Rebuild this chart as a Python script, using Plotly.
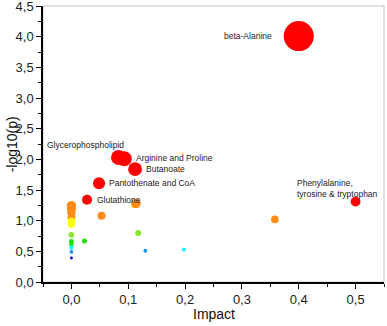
import plotly.graph_objects as go

# pathway impact vs significance
pathways = ["beta-Alanine", "Glycerophospholipid", "Arginine and Proline", "Butanoate",
            "Pantothenate and CoA", "Glutathione", "Phenylalanine,<br>tyrosine & tryptophan",
            "", "", "", "", "", "", "", "", "", "", "", "", "", "", "", "", "", ""]
impact = [0.400, 0.083, 0.093, 0.112, 0.0486, 0.0275, 0.500,
          0.1135, 0.053, 0.358, 0.1175, 0.023, 0.130, 0.198,
          0.0, 0.0, 0.0, 0.0, 0.0, 0.0, 0.0, 0.0, 0.0, 0.0, 0.0, 0.0]
logp = [4.01, 2.03, 2.01, 1.84, 1.61, 1.34, 1.31,
        1.28, 1.08, 1.02, 0.80, 0.67, 0.51, 0.53,
        1.245, 1.19, 1.13, 1.05, 0.99, 0.94, 0.77, 0.66, 0.62, 0.56, 0.49, 0.39]

# label placement (xanchor, xshift, yshift) in px
label_pos = {
    "beta-Alanine": ("right", -25, 0),
    "Glycerophospholipid": ("right", 7, 12),
    "Arginine and Proline": ("left", 10, 1),
    "Butanoate": ("left", 9, 0),
    "Pantothenate and CoA": ("left", 8, 0),
    "Glutathione": ("left", 8, 0),
    "Phenylalanine,<br>tyrosine & tryptophan": ("right", 24, 13),
}

scale = [[0, "#0000FF"], [0.1, "#0000FF"], [0.1, "#1E90FF"], [0.18, "#1E90FF"],
         [0.18, "#00FFFF"], [0.25, "#00FFFF"], [0.25, "#22E000"], [0.4, "#22E000"],
         [0.4, "#8AE62E"], [0.55, "#8AE62E"], [0.55, "#FFFF00"], [0.69, "#FFFF00"],
         [0.69, "#FF8C1A"], [0.985, "#FF8C1A"], [0.985, "#FF0000"], [1, "#FF0000"]]

font = "Liberation Sans, Arial, sans-serif"

fig = go.Figure()
fig.add_trace(go.Scatter(
    x=impact[:len(logp)], y=logp, mode="markers",
    marker=dict(size=logp, sizemode="diameter", sizeref=1/7.5,
                color=logp, colorscale=scale, cmin=0.35, cmax=1.30,
                line=dict(width=0), opacity=1),
    hoverinfo="skip", showlegend=False,
))

for name, xv, yv in zip(pathways, impact, logp):
    if not name:
        continue
    anchor, dx, dy = label_pos[name]
    fig.add_annotation(x=xv, y=yv, text=name, showarrow=False,
                       xanchor=anchor, yanchor="middle", xshift=dx, yshift=dy,
                       align="left", font=dict(family=font, size=8.5, color="#222"))

# axis titles
fig.add_annotation(text="Impact", xref="paper", yref="paper", x=0.5, y=-0.08,
                   xanchor="center", yanchor="top", showarrow=False,
                   font=dict(family=font, size=14, color="#111"))
fig.add_annotation(text="-log10(p)", xref="paper", yref="paper", x=-0.09, y=0.5,
                   xanchor="center", yanchor="middle", textangle=-90, showarrow=False,
                   font=dict(family=font, size=14, color="#111"))

fig.add_shape(type="rect", xref="paper", yref="paper", x0=0, x1=1, y0=0, y1=1,
              line=dict(color="#C4C4C4", width=1), layer="below")

axis_common = dict(showgrid=False, zeroline=False, showline=True, linecolor="black",
                   linewidth=1.5, ticks="outside", ticklen=5, tickwidth=1.2,
                   tickcolor="black", tickformat=".1f", automargin=False,
                   ticklabeloverflow="allow",
                   tickfont=dict(family=font, size=13, color="#222"))

fig.update_xaxes(range=[-0.05, 0.55], dtick=0.1, tick0=0,
                 minor=dict(dtick=0.05, ticks="outside", ticklen=3, tickcolor="black"),
                 **axis_common)
fig.update_yaxes(range=[0, 4.5], dtick=0.5, tick0=0,
                 minor=dict(dtick=0.25, ticks="outside", ticklen=3, tickcolor="black"),
                 **axis_common)

fig.update_layout(width=387, height=326, separators=", ",
                  margin=dict(l=43, r=3, t=6, b=44),
                  plot_bgcolor="white", paper_bgcolor="white")

fig.write_html("out.html", config={"displayModeBar": False},
               post_script="document.body.style.margin='0';")
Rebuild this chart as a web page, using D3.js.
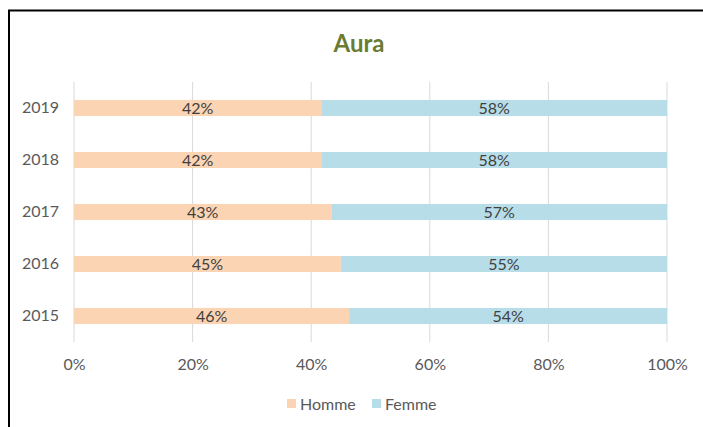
<!DOCTYPE html>
<html><head><meta charset="utf-8">
<script src="https://cdn.jsdelivr.net/npm/d3@7"></script>
<style>body{margin:0;background:#fff;}svg{display:block;font-family:Lato,"Open Sans",sans-serif;}</style>
</head><body>
<svg id="c" width="703" height="427"></svg>
<script>
const years = ["2019","2018","2017","2016","2015"];
const homme = [41.7, 41.7, 43.4, 45.0, 46.4];
const femme = [58.3, 58.3, 56.6, 55.0, 53.6];
const xTicks = [0, 20, 40, 60, 80, 100];
const seriesNames = ["Homme","Femme"];
const colors = ["#FBD4B4","#B7DDE8"];

const svg = d3.select("#c");
svg.append("rect").attr("width",703).attr("height",427).attr("fill","#fff");
svg.append("path").attr("d","M9,427 V10.5 H703").attr("fill","none").attr("stroke","#000").attr("stroke-width",2);

const x = d3.scaleLinear().domain([0,100]).range([74,667]);
const y = d3.scaleBand().domain(years).range([82,342]).paddingInner(0.69).paddingOuter(0.345);

svg.append("g").selectAll("line").data(xTicks).join("line")
  .attr("x1",d=>x(d)).attr("x2",d=>x(d)).attr("y1",82).attr("y2",342)
  .attr("stroke","#D9D9D9").attr("stroke-width",1);

const data = years.map((yr,i)=>({year:yr, Homme:homme[i], Femme:femme[i]}));
const stack = d3.stack().keys(seriesNames)(data);

const g = svg.append("g");
stack.forEach((s,si)=>{
  g.selectAll(null).data(s).join("rect")
    .attr("x",d=>x(d[0])).attr("width",d=>x(d[1])-x(d[0]))
    .attr("y",d=>y(d.data.year)).attr("height",y.bandwidth())
    .attr("fill",colors[si]);
  g.selectAll(null).data(s).join("text")
    .attr("x",d=>(x(d[0])+x(d[1]))/2).attr("y",d=>y(d.data.year)+y.bandwidth()/2)
    .attr("dy","0.36em").attr("text-anchor","middle")
    .attr("font-size",16).attr("fill","#404040")
    .text(d=>Math.round(d[1]-d[0])+"%");
});

const xAxis = d3.axisBottom(x).tickValues(xTicks).tickFormat(d=>d+"%").tickSize(0).tickPadding(0);
const xa = svg.append("g").attr("transform","translate(0,370)").call(xAxis);
xa.select(".domain").remove();
xa.selectAll("text").attr("font-size",16).attr("fill","#595959").attr("dy","0").attr("font-family","Lato,sans-serif");

const yAxis = d3.axisLeft(y).tickSize(0).tickPadding(0);
const ya = svg.append("g").attr("transform","translate(59,0)").call(yAxis);
ya.select(".domain").remove();
ya.selectAll("text").attr("font-size",16).attr("fill","#595959").attr("font-family","Lato,sans-serif");

svg.append("text").attr("x",359).attr("y",52).attr("text-anchor","middle")
  .attr("font-size",24).attr("font-weight","bold").attr("fill","#6A7B34").text("Aura");

const leg = svg.append("g");
const legX = [287, 372];
seriesNames.forEach((n,i)=>{
  leg.append("rect").attr("x",legX[i]).attr("y",399).attr("width",9).attr("height",9).attr("fill",colors[i]);
  leg.append("text").attr("x",legX[i]+13).attr("y",404).attr("dy","0.36em")
    .attr("font-size",16).attr("fill","#595959").text(n);
});
</script>
</body></html>
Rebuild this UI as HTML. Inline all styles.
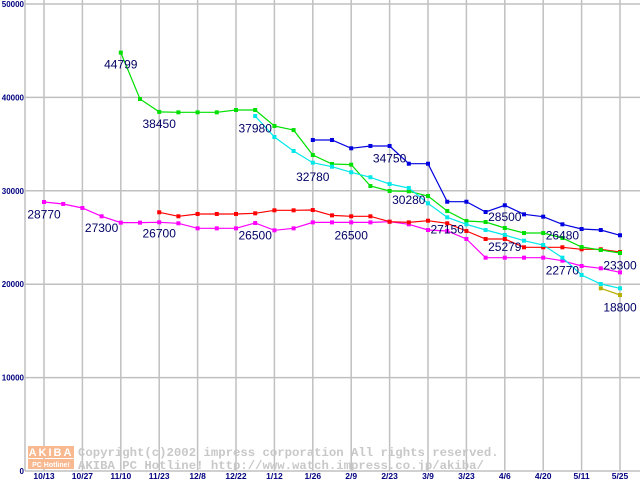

· · ·

§ **TO BE DONE**:
Keep the images out of the copy. Repeat word for word only the lines from the one containing "Rebuild this chart as a web" through the one containing "const stack = d3.stack().keys(seriesNames)(data);", both ends included.

§ **FINISHED ANSWER**:
Rebuild this chart as a web page, using D3.js.
<!DOCTYPE html>
<html><head><meta charset="utf-8">
<script src="https://cdn.jsdelivr.net/npm/d3@7"></script>
<style>body{margin:0;background:#fff;}svg{display:block;font-family:Lato,"Open Sans",sans-serif;}</style>
</head><body>
<svg id="c" width="703" height="427"></svg>
<script>
const years = ["2019","2018","2017","2016","2015"];
const homme = [41.7, 41.7, 43.4, 45.0, 46.4];
const femme = [58.3, 58.3, 56.6, 55.0, 53.6];
const xTicks = [0, 20, 40, 60, 80, 100];
const seriesNames = ["Homme","Femme"];
const colors = ["#FBD4B4","#B7DDE8"];

const svg = d3.select("#c");
svg.append("rect").attr("width",703).attr("height",427).attr("fill","#fff");
svg.append("path").attr("d","M9,427 V10.5 H703").attr("fill","none").attr("stroke","#000").attr("stroke-width",2);

const x = d3.scaleLinear().domain([0,100]).range([74,667]);
const y = d3.scaleBand().domain(years).range([82,342]).paddingInner(0.69).paddingOuter(0.345);

svg.append("g").selectAll("line").data(xTicks).join("line")
  .attr("x1",d=>x(d)).attr("x2",d=>x(d)).attr("y1",82).attr("y2",342)
  .attr("stroke","#D9D9D9").attr("stroke-width",1);

const data = years.map((yr,i)=>({year:yr, Homme:homme[i], Femme:femme[i]}));
const stack = d3.stack().keys(seriesNames)(data);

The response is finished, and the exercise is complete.